### Task statement
Print every record below exactly as written.

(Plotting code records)
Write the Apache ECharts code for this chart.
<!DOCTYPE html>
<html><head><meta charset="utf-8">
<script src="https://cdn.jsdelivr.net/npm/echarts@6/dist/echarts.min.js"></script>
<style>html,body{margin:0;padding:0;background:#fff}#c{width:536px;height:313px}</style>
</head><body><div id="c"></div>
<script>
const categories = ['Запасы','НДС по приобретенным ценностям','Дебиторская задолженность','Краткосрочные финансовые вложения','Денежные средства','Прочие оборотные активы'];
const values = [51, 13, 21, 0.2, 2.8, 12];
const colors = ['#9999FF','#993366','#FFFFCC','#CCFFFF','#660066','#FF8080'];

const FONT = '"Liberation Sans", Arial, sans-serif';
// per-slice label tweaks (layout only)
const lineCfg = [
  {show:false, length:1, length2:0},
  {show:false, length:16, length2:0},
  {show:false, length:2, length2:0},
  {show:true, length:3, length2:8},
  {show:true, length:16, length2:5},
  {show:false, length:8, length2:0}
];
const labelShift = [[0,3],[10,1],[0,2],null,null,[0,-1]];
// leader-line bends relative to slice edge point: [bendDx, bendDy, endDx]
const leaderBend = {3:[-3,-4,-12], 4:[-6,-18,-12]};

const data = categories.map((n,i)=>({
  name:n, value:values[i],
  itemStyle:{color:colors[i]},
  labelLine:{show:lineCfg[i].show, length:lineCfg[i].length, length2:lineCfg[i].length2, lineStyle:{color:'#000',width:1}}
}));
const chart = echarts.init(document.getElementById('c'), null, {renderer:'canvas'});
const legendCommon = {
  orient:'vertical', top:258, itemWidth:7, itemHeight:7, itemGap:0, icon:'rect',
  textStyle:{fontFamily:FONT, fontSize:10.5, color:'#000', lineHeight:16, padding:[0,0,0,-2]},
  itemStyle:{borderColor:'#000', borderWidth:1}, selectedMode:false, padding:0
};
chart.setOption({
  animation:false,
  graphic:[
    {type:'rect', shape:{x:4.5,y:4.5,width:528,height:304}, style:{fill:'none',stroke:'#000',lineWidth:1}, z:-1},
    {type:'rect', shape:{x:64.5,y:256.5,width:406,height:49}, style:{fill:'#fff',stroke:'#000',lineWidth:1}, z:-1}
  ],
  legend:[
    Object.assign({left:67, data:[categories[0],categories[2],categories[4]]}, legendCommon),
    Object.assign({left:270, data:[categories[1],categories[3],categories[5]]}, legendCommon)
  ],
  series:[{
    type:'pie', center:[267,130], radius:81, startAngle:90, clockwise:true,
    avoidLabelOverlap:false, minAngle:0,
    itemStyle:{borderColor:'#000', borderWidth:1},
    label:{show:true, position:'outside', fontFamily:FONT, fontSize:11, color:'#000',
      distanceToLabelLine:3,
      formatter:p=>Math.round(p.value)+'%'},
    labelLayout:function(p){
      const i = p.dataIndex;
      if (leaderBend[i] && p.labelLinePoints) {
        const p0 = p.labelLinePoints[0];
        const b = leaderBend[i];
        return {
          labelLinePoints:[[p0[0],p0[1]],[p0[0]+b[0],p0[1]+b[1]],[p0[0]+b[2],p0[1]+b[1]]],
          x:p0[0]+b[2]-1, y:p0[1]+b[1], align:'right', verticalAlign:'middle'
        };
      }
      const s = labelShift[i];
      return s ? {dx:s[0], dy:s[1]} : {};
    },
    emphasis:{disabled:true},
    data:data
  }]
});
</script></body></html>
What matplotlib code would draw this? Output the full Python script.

### Reply to the task
Write the Apache ECharts code for this chart.
<!DOCTYPE html>
<html><head><meta charset="utf-8">
<script src="https://cdn.jsdelivr.net/npm/echarts@6/dist/echarts.min.js"></script>
<style>html,body{margin:0;padding:0;background:#fff}#c{width:536px;height:313px}</style>
</head><body><div id="c"></div>
<script>
const categories = ['Запасы','НДС по приобретенным ценностям','Дебиторская задолженность','Краткосрочные финансовые вложения','Денежные средства','Прочие оборотные активы'];
const values = [51, 13, 21, 0.2, 2.8, 12];
const colors = ['#9999FF','#993366','#FFFFCC','#CCFFFF','#660066','#FF8080'];

const FONT = '"Liberation Sans", Arial, sans-serif';
// per-slice label tweaks (layout only)
const lineCfg = [
  {show:false, length:1, length2:0},
  {show:false, length:16, length2:0},
  {show:false, length:2, length2:0},
  {show:true, length:3, length2:8},
  {show:true, length:16, length2:5},
  {show:false, length:8, length2:0}
];
const labelShift = [[0,3],[10,1],[0,2],null,null,[0,-1]];
// leader-line bends relative to slice edge point: [bendDx, bendDy, endDx]
const leaderBend = {3:[-3,-4,-12], 4:[-6,-18,-12]};

const data = categories.map((n,i)=>({
  name:n, value:values[i],
  itemStyle:{color:colors[i]},
  labelLine:{show:lineCfg[i].show, length:lineCfg[i].length, length2:lineCfg[i].length2, lineStyle:{color:'#000',width:1}}
}));
const chart = echarts.init(document.getElementById('c'), null, {renderer:'canvas'});
const legendCommon = {
  orient:'vertical', top:258, itemWidth:7, itemHeight:7, itemGap:0, icon:'rect',
  textStyle:{fontFamily:FONT, fontSize:10.5, color:'#000', lineHeight:16, padding:[0,0,0,-2]},
  itemStyle:{borderColor:'#000', borderWidth:1}, selectedMode:false, padding:0
};
chart.setOption({
  animation:false,
  graphic:[
    {type:'rect', shape:{x:4.5,y:4.5,width:528,height:304}, style:{fill:'none',stroke:'#000',lineWidth:1}, z:-1},
    {type:'rect', shape:{x:64.5,y:256.5,width:406,height:49}, style:{fill:'#fff',stroke:'#000',lineWidth:1}, z:-1}
  ],
  legend:[
    Object.assign({left:67, data:[categories[0],categories[2],categories[4]]}, legendCommon),
    Object.assign({left:270, data:[categories[1],categories[3],categories[5]]}, legendCommon)
  ],
  series:[{
    type:'pie', center:[267,130], radius:81, startAngle:90, clockwise:true,
    avoidLabelOverlap:false, minAngle:0,
    itemStyle:{borderColor:'#000', borderWidth:1},
    label:{show:true, position:'outside', fontFamily:FONT, fontSize:11, color:'#000',
      distanceToLabelLine:3,
      formatter:p=>Math.round(p.value)+'%'},
    labelLayout:function(p){
      const i = p.dataIndex;
      if (leaderBend[i] && p.labelLinePoints) {
        const p0 = p.labelLinePoints[0];
        const b = leaderBend[i];
        return {
          labelLinePoints:[[p0[0],p0[1]],[p0[0]+b[0],p0[1]+b[1]],[p0[0]+b[2],p0[1]+b[1]]],
          x:p0[0]+b[2]-1, y:p0[1]+b[1], align:'right', verticalAlign:'middle'
        };
      }
      const s = labelShift[i];
      return s ? {dx:s[0], dy:s[1]} : {};
    },
    emphasis:{disabled:true},
    data:data
  }]
});
</script></body></html>
What matplotlib code would draw this? Output the full Python script.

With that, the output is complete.